I’ve read it in the books, I’ve heard it in music, and have seen it in films, but feeling freedom and experiencing it on your own is a much different thing. It’s stronger. It pulls you. For me, it came in little doses, in little moments, almost fragments—in strange encounters with interesting people, or that few good minutes of a drive when the wind is rushing to my face that I feel it contort in different ways or when a place is painted a certain color of orange or yellow that it reminded me of certain childhood summers; or while jumping around rain puddles while singing my favorite tune or while trespassing castle grounds late Sunday nights.
Moments like these are the reason why I tread on through, why I continue to travel and why I see travel as something beautiful.

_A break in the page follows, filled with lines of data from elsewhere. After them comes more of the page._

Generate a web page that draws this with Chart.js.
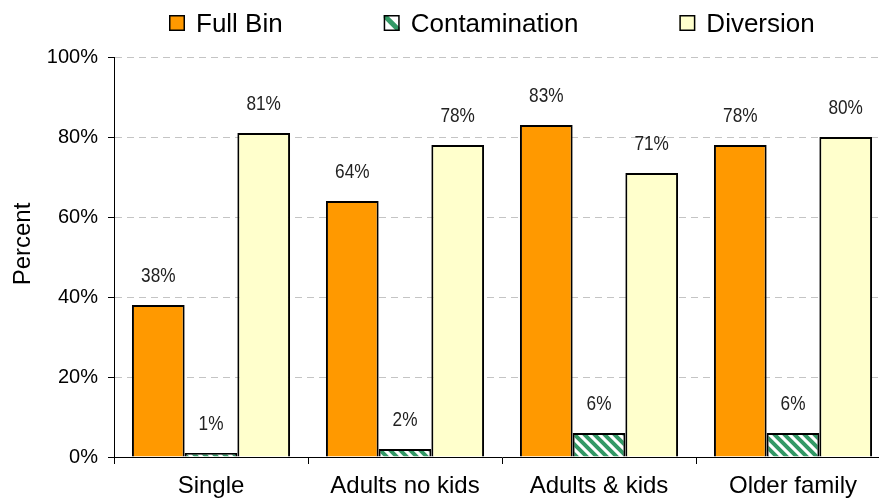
<!DOCTYPE html>
<html><head><meta charset="utf-8">
<script src="https://cdn.jsdelivr.net/npm/chart.js@4/dist/chart.umd.min.js"></script>
<style>
html,body{margin:0;padding:0;background:#fff;overflow:hidden;}
#wrap{position:relative;width:890px;height:503px;}
</style></head><body>
<div id="wrap"><canvas id="c" width="890" height="503"></canvas></div>
<script>
const categories = ['Single', 'Adults no kids', 'Adults & kids', 'Older family'];
const seriesNames = ['Full Bin', 'Contamination', 'Diversion'];
const fullBin = [38, 64, 83, 78];
const contamination = [1, 2, 6, 6];
const diversion = [81, 78, 71, 80];
const yTickValues = [0, 20, 40, 60, 80, 100];
const yTitle = 'Percent';

const GREEN = '#339966';
const canvas = document.getElementById('c');
const mainCtx = canvas.getContext('2d');

function makeHatch() {
  const s = 10;
  const t = document.createElement('canvas');
  t.width = s; t.height = s;
  const g = t.getContext('2d');
  g.fillStyle = '#fff'; g.fillRect(0, 0, s, s);
  g.strokeStyle = GREEN; g.lineWidth = 4; g.beginPath();
  for (const k of [-s, 0, s]) { g.moveTo(k - 2, -2); g.lineTo(k + s + 2, s + 2); }
  g.stroke();
  return mainCtx.createPattern(t, 'repeat');
}
const hatch = makeHatch();

const legendPlugin = {
  id: 'customLegend',
  afterDraw(chart) {
    const ctx = chart.ctx;
    ctx.save();
    ctx.font = '26px "Liberation Sans", Arial, sans-serif';
    ctx.textBaseline = 'alphabetic';
    ctx.textAlign = 'left';
    let x = 169;
    const boxY = 15, box = 16, baseY = 32;
    chart.data.datasets.forEach((ds, i) => {
      if (ds.legendHatch) {
        ctx.fillStyle = '#fff'; ctx.fillRect(x, boxY, box, box);
        ctx.save();
        ctx.beginPath(); ctx.rect(x, boxY, box, box); ctx.clip();
        ctx.strokeStyle = GREEN; ctx.lineWidth = 5;
        ctx.beginPath(); ctx.moveTo(x - 1, boxY - 1); ctx.lineTo(x + box + 1, boxY + box + 1); ctx.stroke();
        ctx.restore();
      } else {
        ctx.fillStyle = ds.backgroundColor; ctx.fillRect(x, boxY, box, box);
      }
      ctx.strokeStyle = '#000'; ctx.lineWidth = 1.5;
      ctx.strokeRect(x + 0.75, boxY + 0.75, box - 1.5, box - 1.5);
      x += box + 11;
      ctx.fillStyle = '#000';
      ctx.fillText(ds.label, x, baseY);
      x += ctx.measureText(ds.label).width + 101;
    });
    ctx.restore();
  }
};

const valueLabelPlugin = {
  id: 'valueLabels',
  afterDatasetsDraw(chart) {
    const ctx = chart.ctx;
    chart.data.datasets.forEach((ds, i) => {
      const meta = chart.getDatasetMeta(i);
      meta.data.forEach((el, j) => {
        ctx.save();
        ctx.translate(el.x, el.y - 23);
        ctx.scale(0.82, 1);
        ctx.font = '21px "Liberation Sans", Arial, sans-serif';
        ctx.fillStyle = '#222';
        ctx.textAlign = 'center';
        ctx.textBaseline = 'alphabetic';
        ctx.fillText(ds.data[j] + '%', 0, 0);
        ctx.restore();
      });
    });
  }
};

const yTitlePlugin = {
  id: 'yTitle',
  afterDraw(chart) {
    const ctx = chart.ctx;
    ctx.save();
    ctx.translate(30, 244);
    ctx.rotate(-Math.PI / 2);
    ctx.font = '24px "Liberation Sans", Arial, sans-serif';
    ctx.fillStyle = '#000';
    ctx.textAlign = 'center';
    ctx.textBaseline = 'alphabetic';
    ctx.fillText(yTitle, 0, 0);
    ctx.restore();
  }
};

new Chart(canvas, {
  type: 'bar',
  data: {
    labels: categories,
    datasets: [
      { label: seriesNames[0], data: fullBin, backgroundColor: '#FF9900', borderColor: '#000', borderWidth: 2 },
      { label: seriesNames[1], data: contamination, backgroundColor: hatch, borderColor: '#000', borderWidth: 2, legendHatch: true },
      { label: seriesNames[2], data: diversion, backgroundColor: '#FFFFCC', borderColor: '#000', borderWidth: 2 }
    ]
  },
  plugins: [legendPlugin, valueLabelPlugin, yTitlePlugin],
  options: {
    responsive: false,
    animation: false,
    devicePixelRatio: 1,
    layout: { padding: { top: 57, left: 0, right: 0, bottom: 0 } },
    plugins: { legend: { display: false }, tooltip: { enabled: false }, title: { display: false } },
    datasets: { bar: { categoryPercentage: 0.815, barPercentage: 1.0 } },
    scales: {
      x: {
        offset: true,
        grid: { display: true, drawOnChartArea: false, drawTicks: true, tickLength: 7, tickColor: '#000', offset: true, lineWidth: 1 },
        border: { color: '#000', width: 1, z: 1 },
        ticks: { color: '#000', font: { family: '"Liberation Sans", Arial, sans-serif', size: 24 }, padding: 8, maxRotation: 0, autoSkip: false },
        afterFit(s) { s.height = 46; }
      },
      y: {
        min: 0, max: 100,
        afterBuildTicks(s) { s.ticks = yTickValues.map(v => ({ value: v })); },
        ticks: { color: '#000', font: { family: '"Liberation Sans", Arial, sans-serif', size: 20 }, padding: 10, callback: v => v + '%' },
        grid: { color: ctx => (ctx.tick && ctx.tick.value === 0) ? 'rgba(0,0,0,0)' : '#c4c4c4', tickColor: '#000', tickLength: 6, lineWidth: 1 },
        border: { color: '#000', width: 1, dash: [7, 5] },
        afterFit(s) { s.width = 114; }
      }
    }
  }
});
</script>
</body></html>
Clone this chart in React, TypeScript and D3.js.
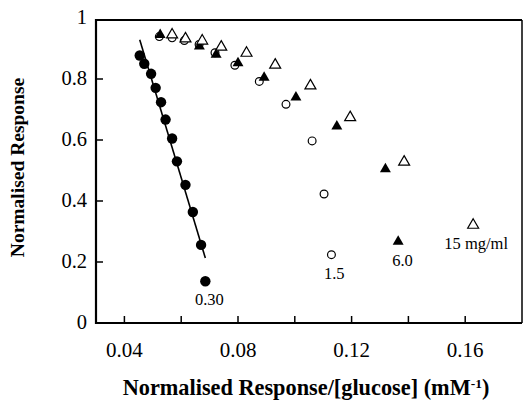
import React from "react";
import * as d3 from "d3";

const W = 523;
const H = 400;

// 0.30 mg/ml (filled circles)
const s030x = [0.0454, 0.047, 0.0494, 0.051, 0.0529, 0.0545, 0.0568, 0.0585, 0.0615, 0.0641, 0.067, 0.0685];
const s030y = [0.877, 0.85, 0.817, 0.771, 0.724, 0.667, 0.605, 0.53, 0.453, 0.364, 0.256, 0.137];
// fit line for 0.30
const fitX = [0.0454, 0.0685];
const fitY = [0.929, 0.213];

// 1.5 mg/ml (open circles)
const s15x = [0.0523, 0.0568, 0.0611, 0.0663, 0.0719, 0.0789, 0.0875, 0.0969, 0.1061, 0.1103, 0.1129];
const s15y = [0.939, 0.935, 0.926, 0.913, 0.886, 0.845, 0.792, 0.717, 0.597, 0.423, 0.224];

// 6.0 mg/ml (filled triangles)
const s60x = [0.0526, 0.0664, 0.0723, 0.08, 0.0892, 0.1004, 0.1148, 0.1319, 0.1364];
const s60y = [0.945, 0.907, 0.88, 0.852, 0.805, 0.74, 0.645, 0.505, 0.267];

// 15 mg/ml (open triangles)
const s150x = [0.0568, 0.0615, 0.0674, 0.0741, 0.083, 0.0931, 0.1055, 0.1195, 0.1385, 0.1628];
const s150y = [0.945, 0.932, 0.925, 0.905, 0.885, 0.846, 0.778, 0.674, 0.528, 0.321];

const xTicks = [0.04, 0.06, 0.08, 0.1, 0.12, 0.14, 0.16];
const xTickLabels = ["0.04", "", "0.08", "", "0.12", "", "0.16"];
const yTicks = [0, 0.2, 0.4, 0.6, 0.8, 1];
const yTickLabels = ["0", "0.2", "0.4", "0.6", "0.8", "1"];

const seriesLabels = ["0.30", "1.5", "6.0", "15 mg/ml"];
const labelAnchorX = [0.0685, 0.1125, 0.1365, 0.1628];
const labelAnchorY = [0.137, 0.224, 0.267, 0.321];

const FONT = '"Liberation Serif", "Times New Roman", Times, "DejaVu Serif", serif';

export default function App() {
  const x = d3.scaleLinear().domain([0.03, 0.18]).range([96, 522]);
  const y = d3.scaleLinear().domain([0, 1]).range([323, 18]);
  const line = d3.line<number>()
    .x((_, i) => x(fitX[i]))
    .y((d) => y(d));
  const tri = d3.symbol().type(d3.symbolTriangle).size(52)();

  return (
    <svg width={W} height={H} style={{ position: "absolute", left: 0, top: 0, background: "#fff", fontFamily: FONT }}>
      {/* frame */}
      <path d={`M${x(0.03)},${y(1) + 2}H${x(0.18)}`} stroke="#000" strokeWidth={2} />
      <path d={`M${x(0.18)},${y(1) + 2}V${y(0)}`} stroke="#000" strokeWidth={1.5} />
      <path d={`M${x(0.03)},${y(1) + 1}V${y(0)}H${x(0.18)}`} stroke="#000" strokeWidth={2.2} fill="none" />
      {/* x ticks */}
      {xTicks.map((t, i) => (
        <g key={"xt" + i}>
          <line x1={x(t)} x2={x(t)} y1={y(0)} y2={y(0) - 7} stroke="#000" strokeWidth={1.5} />
          {xTickLabels[i] && (
            <text x={x(t)} y={357} textAnchor="middle" fontSize={21}>{xTickLabels[i]}</text>
          )}
        </g>
      ))}
      {/* y ticks */}
      {yTicks.map((t, i) => (
        <g key={"yt" + i}>
          {t > 0 && t < 1 && (
            <line x1={x(0.03)} x2={x(0.03) + 7} y1={y(t)} y2={y(t)} stroke="#000" strokeWidth={1.5} />
          )}
          <text x={87} y={y(t) + 6} textAnchor="end" fontSize={20.5}>{yTickLabels[i]}</text>
        </g>
      ))}
      {/* fit line */}
      <path d={line(fitY) || ""} stroke="#000" strokeWidth={1.6} fill="none" />
      {/* 0.30 */}
      {s030x.map((v, i) => (
        <circle key={"a" + i} cx={x(v)} cy={y(s030y[i])} r={5.2} fill="#000" />
      ))}
      {/* 1.5 */}
      {s15x.map((v, i) => (
        <circle key={"b" + i} cx={x(v)} cy={y(s15y[i])} r={3.9} fill="#fff" stroke="#000" strokeWidth={1.2} />
      ))}
      {/* 6.0 */}
      {s60x.map((v, i) => (
        <path key={"c" + i} d={tri || ""} transform={`translate(${x(v)},${y(s60y[i])})`} fill="#000" />
      ))}
      {/* 15 */}
      {s150x.map((v, i) => (
        <path key={"d" + i} d={tri || ""} transform={`translate(${x(v)},${y(s150y[i])})`} fill="#fff" stroke="#000" strokeWidth={1.2} />
      ))}
      {/* series labels */}
      {seriesLabels.map((s, i) => (
        <text key={"l" + i} x={x(labelAnchorX[i]) + (i === 3 ? 3 : 4)} y={y(labelAnchorY[i]) + 24} textAnchor="middle" fontSize={16.5}>{s}</text>
      ))}
      {/* axis titles */}
      <text x={306} y={395} textAnchor="middle" fontSize={22.3} fontWeight="bold">
        Normalised Response/[glucose] (mM<tspan dy={-7} fontSize={13.5}>-1</tspan><tspan dy={7}>)</tspan>
      </text>
      <text transform={`translate(24,167.5) rotate(-90)`} textAnchor="middle" fontSize={19.5} fontWeight="bold">
        Normalised Response
      </text>
    </svg>
  );
}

Maybe it’s romanticism, but I live for these moments, they nourish one’s soul. I collect them and possess them for they’re like bookmarks; reference points to when I felt most alive, when I felt free. And once you feel freedom, it’s hard to stop. The longing to be away, to feel it again intensifies once you come home to your routine. That’s why I see no reason to stop, now or maybe, ever.
That's why I've decided, yet again, to pack my bags for yet another journey... this time, to Kerouac's land, to America. I plan to cross the country, from California to New York and back, almost a reverse of the original On The Road trail, stopping by tiny towns and big cities, hopping on trains and buses as I go. I have a month of planning left, but right now I can honestly say, that I am looking forward to the feeling of freedom yet again.